** START Information provided **
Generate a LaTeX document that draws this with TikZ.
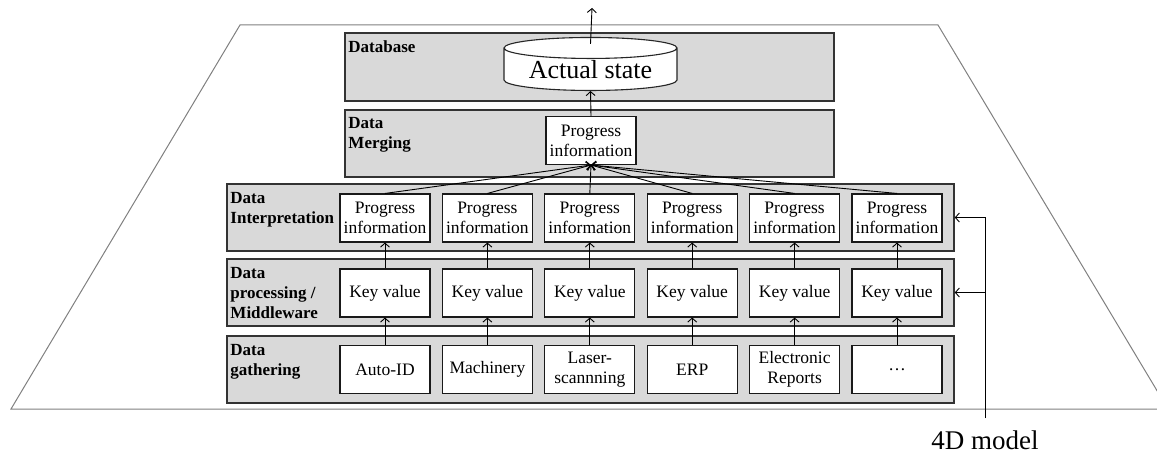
\documentclass[tikz,border=0pt]{standalone}
\usepackage{fontspec}
\setmainfont{Liberation Serif}
\usetikzlibrary{arrows.meta,shapes.geometric}
\definecolor{layergray}{HTML}{D9D9D9}
\definecolor{framegray}{HTML}{808080}
\tikzset{
  layer/.style={draw=black!80, line width=1.5pt, fill=layergray, minimum height=67pt, inner sep=0pt},
  layerlabel/.style={anchor=north west, inner sep=0pt, align=left, font=\fontsize{17}{20}\selectfont\bfseries},
  infobox/.style={draw=black!90, line width=1.1pt, fill=white, minimum width=90pt, minimum height=48pt, inner sep=0pt, align=center, font=\fontsize{17.5}{20}\selectfont},
  arr/.style={-{Straight Barb[length=4pt,width=9pt]}, line width=0.9pt},
}
\begin{document}
\begin{tikzpicture}[x=1pt,y=1pt]
  \useasboundingbox (0,0) rectangle (1157,453);
  % outer frame
  \draw[framegray, line width=1pt] (11,44) -- (240,428) -- (938,428) -- (1168,44) -- cycle;
  % layers
  \node[layer, minimum width=489pt, minimum height=68pt] (db) at (589.5,386) {};
  \node[layer, minimum width=489pt] (merge) at (589.5,309.5) {};
  \node[layer, minimum width=727pt] (interp) at (590.5,235.5) {};
  \node[layer, minimum width=727pt] (proc) at (590.5,160.5) {};
  \node[layer, minimum width=727pt] (gather) at (590.5,83.5) {};
  % layer labels
  \node[layerlabel] at ([shift={(4,-8)}]db.north west) {Database};
  \node[layerlabel] at ([shift={(4,-8)}]merge.north west) {Data\\Merging};
  \node[layerlabel] at ([shift={(4,-9)}]interp.north west) {Data\\Interpretation};
  \node[layerlabel] at ([shift={(4,-9)}]proc.north west) {Data\\processing /\\Middleware};
  \node[layerlabel] at ([shift={(4,-9)}]gather.north west) {Data\\gathering};
  % database and merged information
  \node[cylinder, shape border rotate=90, aspect=0.17, draw=black!85, line width=1.1pt, fill=white,
        minimum width=173pt, minimum height=53pt, inner sep=0pt,
        font=\fontsize{26}{30}\selectfont] (state) at (590.5,383.5) {Actual\ state};
  \node[infobox] (info) at (591,312.5) {Progress\\information};
  \coordinate (out) at (592,445);
  \draw[arr] ([yshift=-7pt]state.north) -- (out);
  \draw[arr] (info.north) -- (state.south);
  % columns
  \foreach \src [count=\i] in {Auto-ID, Machinery, Laser-\\scannning, ERP, Electronic\\Reports, \ldots} {
    \node[infobox] (g\i) at ({385+102.4*(\i-1)},83.5) {\src};
    \node[infobox] (k\i) at ({385+102.4*(\i-1)},160) {Key value};
    \node[infobox] (p\i) at ({385+102.4*(\i-1)},235) {Progress\\information};
    \draw[arr] (g\i) -- (k\i);
    \draw[arr] (k\i) -- (p\i);
    \draw[arr] (p\i.north) -- (info.south);
  }
  % 4D model
  \node[anchor=base, inner sep=0pt, font=\fontsize{27}{30}\selectfont] (model) at (985,4) {4D model};
  \draw[arr, shorten <=12pt] (model.north) |- (interp.east);
  \draw[arr, shorten <=12pt] (model.north) |- (proc.east);
\end{tikzpicture}
\end{document}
** END Information provided **
» Problem description: Copy all the data exactly as written, but skip any picture.

» Right answer:
Generate a LaTeX document that draws this with TikZ.
\documentclass[tikz,border=0pt]{standalone}
\usepackage{fontspec}
\setmainfont{Liberation Serif}
\usetikzlibrary{arrows.meta,shapes.geometric}
\definecolor{layergray}{HTML}{D9D9D9}
\definecolor{framegray}{HTML}{808080}
\tikzset{
  layer/.style={draw=black!80, line width=1.5pt, fill=layergray, minimum height=67pt, inner sep=0pt},
  layerlabel/.style={anchor=north west, inner sep=0pt, align=left, font=\fontsize{17}{20}\selectfont\bfseries},
  infobox/.style={draw=black!90, line width=1.1pt, fill=white, minimum width=90pt, minimum height=48pt, inner sep=0pt, align=center, font=\fontsize{17.5}{20}\selectfont},
  arr/.style={-{Straight Barb[length=4pt,width=9pt]}, line width=0.9pt},
}
\begin{document}
\begin{tikzpicture}[x=1pt,y=1pt]
  \useasboundingbox (0,0) rectangle (1157,453);
  % outer frame
  \draw[framegray, line width=1pt] (11,44) -- (240,428) -- (938,428) -- (1168,44) -- cycle;
  % layers
  \node[layer, minimum width=489pt, minimum height=68pt] (db) at (589.5,386) {};
  \node[layer, minimum width=489pt] (merge) at (589.5,309.5) {};
  \node[layer, minimum width=727pt] (interp) at (590.5,235.5) {};
  \node[layer, minimum width=727pt] (proc) at (590.5,160.5) {};
  \node[layer, minimum width=727pt] (gather) at (590.5,83.5) {};
  % layer labels
  \node[layerlabel] at ([shift={(4,-8)}]db.north west) {Database};
  \node[layerlabel] at ([shift={(4,-8)}]merge.north west) {Data\\Merging};
  \node[layerlabel] at ([shift={(4,-9)}]interp.north west) {Data\\Interpretation};
  \node[layerlabel] at ([shift={(4,-9)}]proc.north west) {Data\\processing /\\Middleware};
  \node[layerlabel] at ([shift={(4,-9)}]gather.north west) {Data\\gathering};
  % database and merged information
  \node[cylinder, shape border rotate=90, aspect=0.17, draw=black!85, line width=1.1pt, fill=white,
        minimum width=173pt, minimum height=53pt, inner sep=0pt,
        font=\fontsize{26}{30}\selectfont] (state) at (590.5,383.5) {Actual\ state};
  \node[infobox] (info) at (591,312.5) {Progress\\information};
  \coordinate (out) at (592,445);
  \draw[arr] ([yshift=-7pt]state.north) -- (out);
  \draw[arr] (info.north) -- (state.south);
  % columns
  \foreach \src [count=\i] in {Auto-ID, Machinery, Laser-\\scannning, ERP, Electronic\\Reports, \ldots} {
    \node[infobox] (g\i) at ({385+102.4*(\i-1)},83.5) {\src};
    \node[infobox] (k\i) at ({385+102.4*(\i-1)},160) {Key value};
    \node[infobox] (p\i) at ({385+102.4*(\i-1)},235) {Progress\\information};
    \draw[arr] (g\i) -- (k\i);
    \draw[arr] (k\i) -- (p\i);
    \draw[arr] (p\i.north) -- (info.south);
  }
  % 4D model
  \node[anchor=base, inner sep=0pt, font=\fontsize{27}{30}\selectfont] (model) at (985,4) {4D model};
  \draw[arr, shorten <=12pt] (model.north) |- (interp.east);
  \draw[arr, shorten <=12pt] (model.north) |- (proc.east);
\end{tikzpicture}
\end{document}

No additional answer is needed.